Well, there were a few good things to it (I admit I've only watched like 3 or the 8 or so shows). There was a brief but informative discussion between Sklansky and Matusow about playing AK. It was funny to see Sklansky, who had written seminal works about poker, struggle to come up with a definition of "semi-bluff". And one of the players was rather nice to watch. I believe her name is Brande Roderick, she was one of the celebrity players featured during the first WPT Celebrity Invitation event (the tournament Layne Flack won, to my mind the worst WPT show of the first 2 years). I don't know how Brande qualifies as a celebrity, since I've no idea what she does, but was she does do very nicely is wear a light blue dress and sit there looking very blonde and tan. She lost a hand where she checked down an 8-high and lost to a guy holding a 9-high, and Brunson and Matusow couldn't believe neither made any sort of play at the pot. Not much of a tutorial, alas.

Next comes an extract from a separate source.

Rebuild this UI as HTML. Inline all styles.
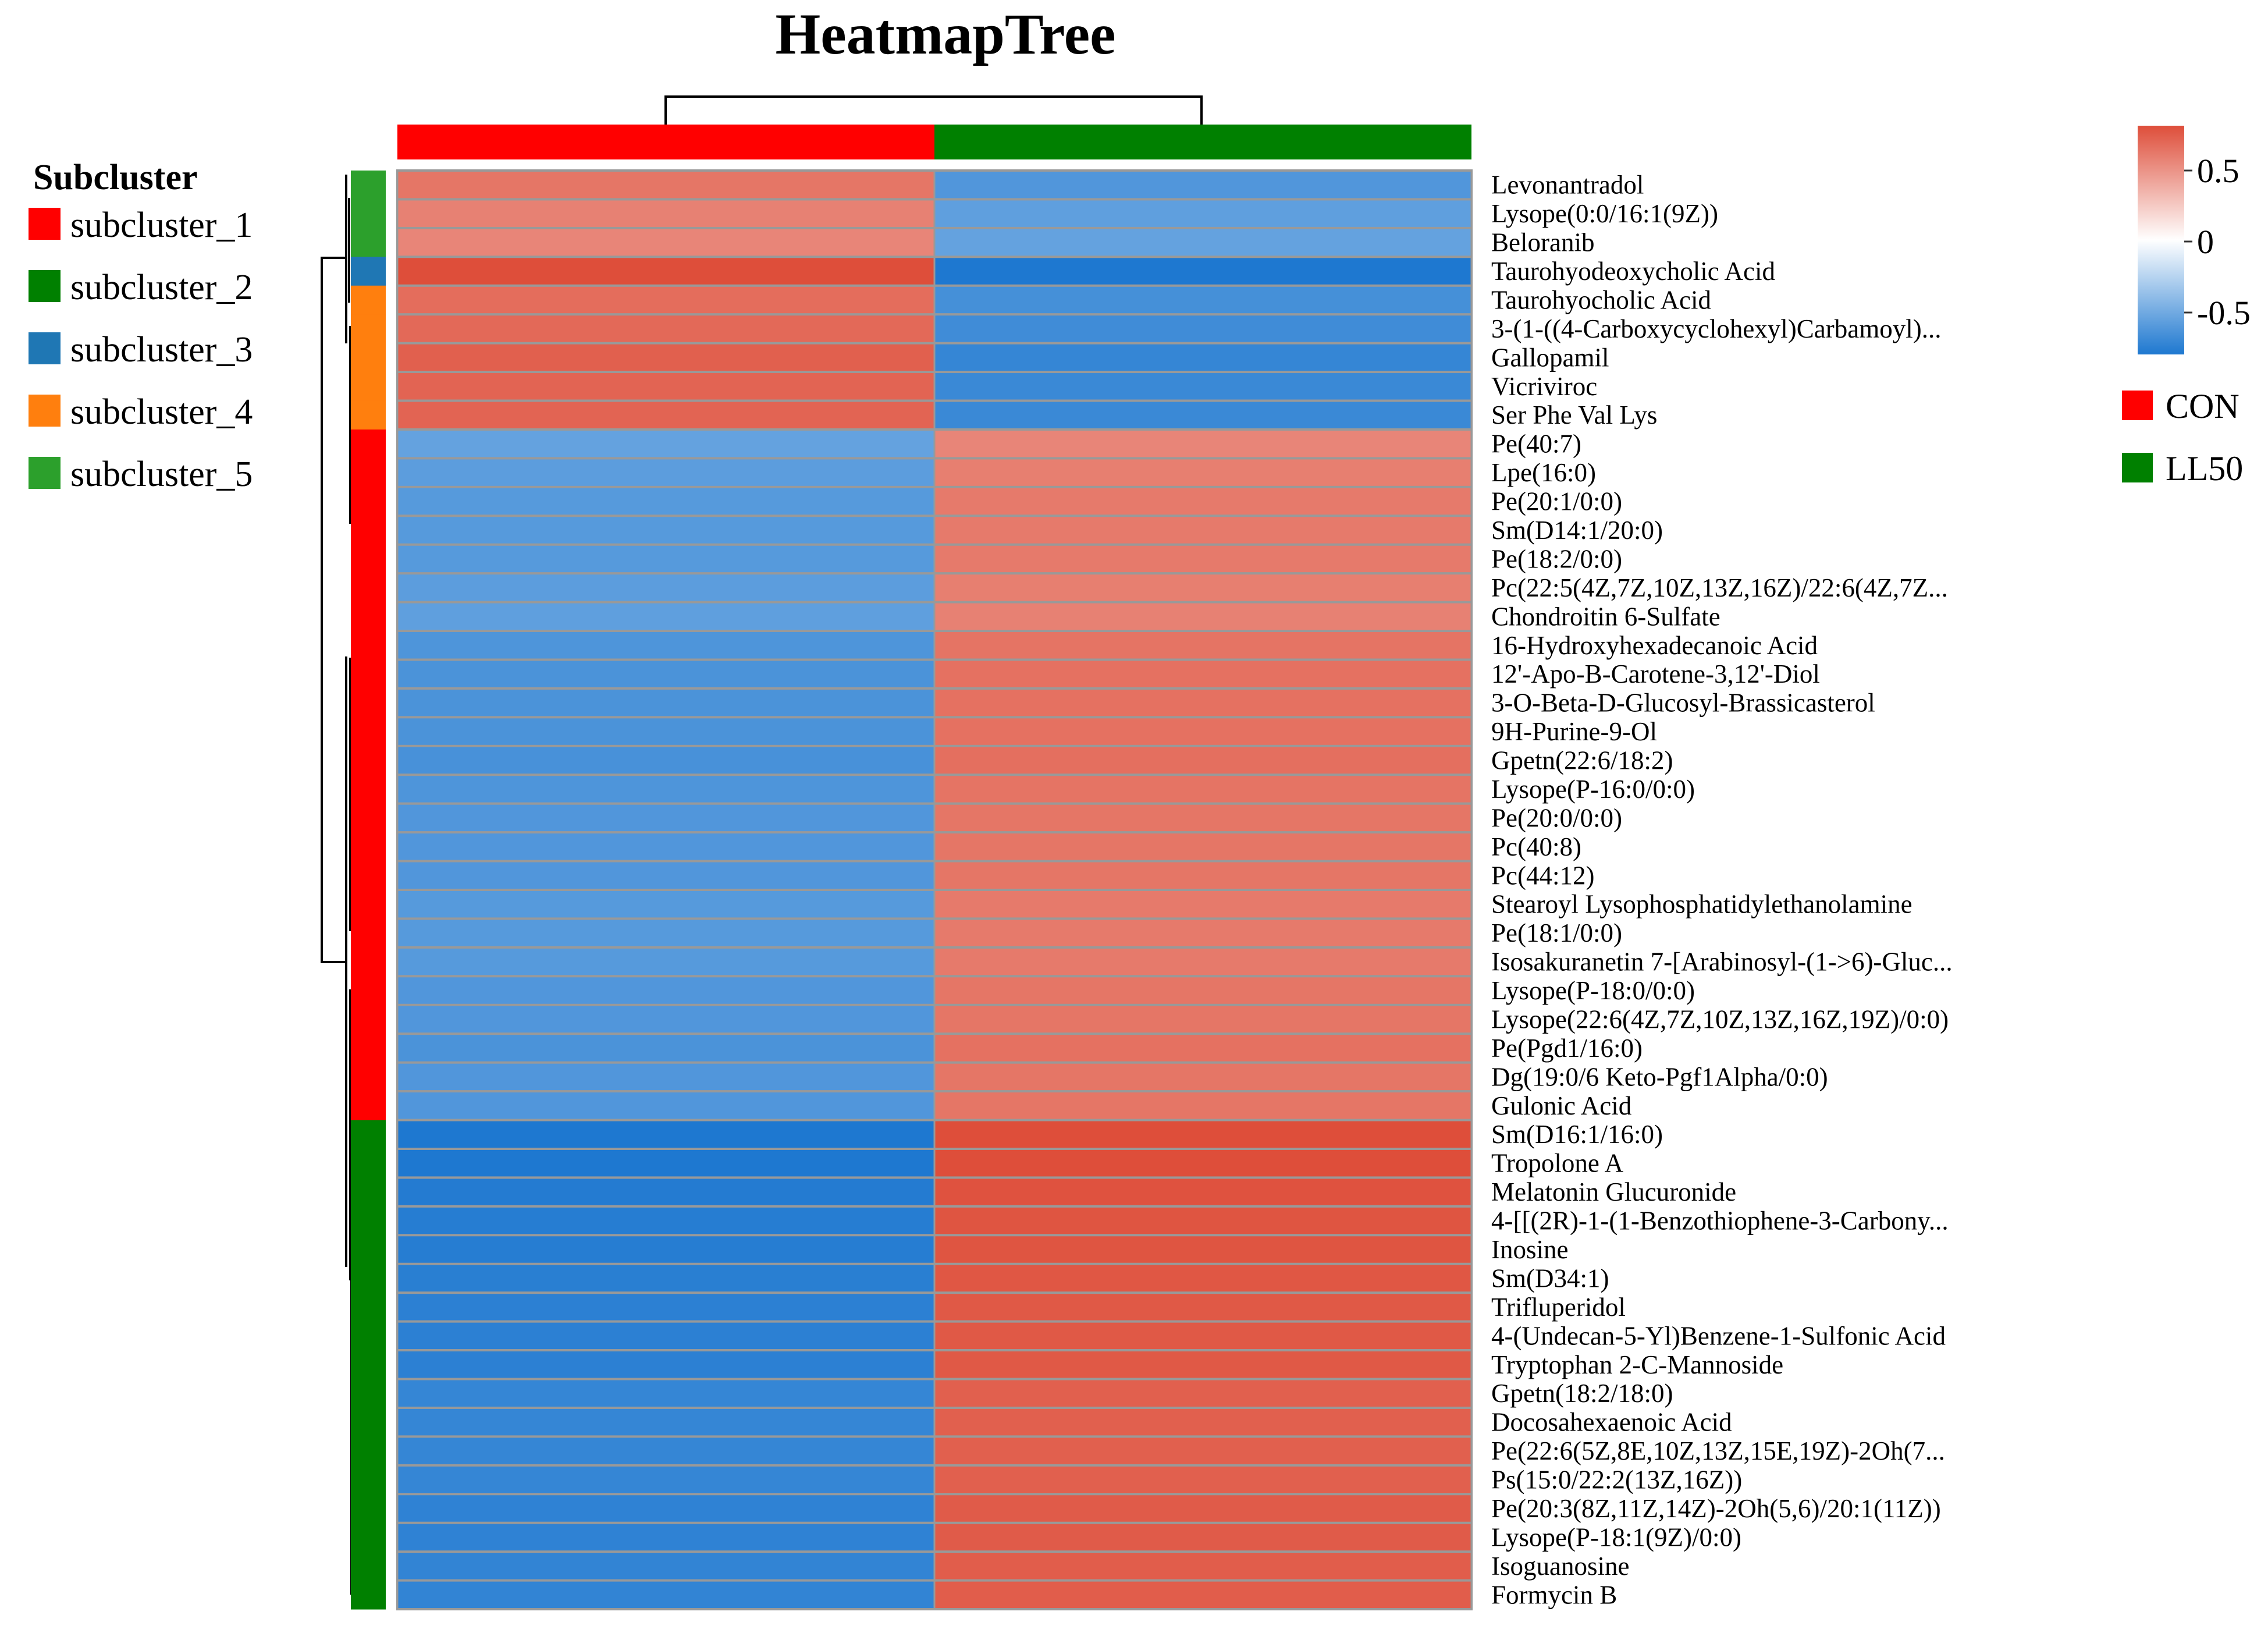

Matusow was perfectly behaved and rather good with his commentary, as he was when he was the guest host on the "Ultimate Poker Challenge". I guess it's only when he sits down with chips himself that he turns into an animal. Brunson was I think a bit dismayed at the play yet couldn't rouse himself into outrage. Sklansky made his oracular pronouncements yet didn't get ticked when Matusow would, at times, gently disagree with him. All in all, not a complete waste of time, but pretty darn close. I'll probably catch the last few shows tonight, as I feel lousy and fear I'm getting the flu or a major cold. I shall keep you posted. About the shows, not my medical condition. Like you care.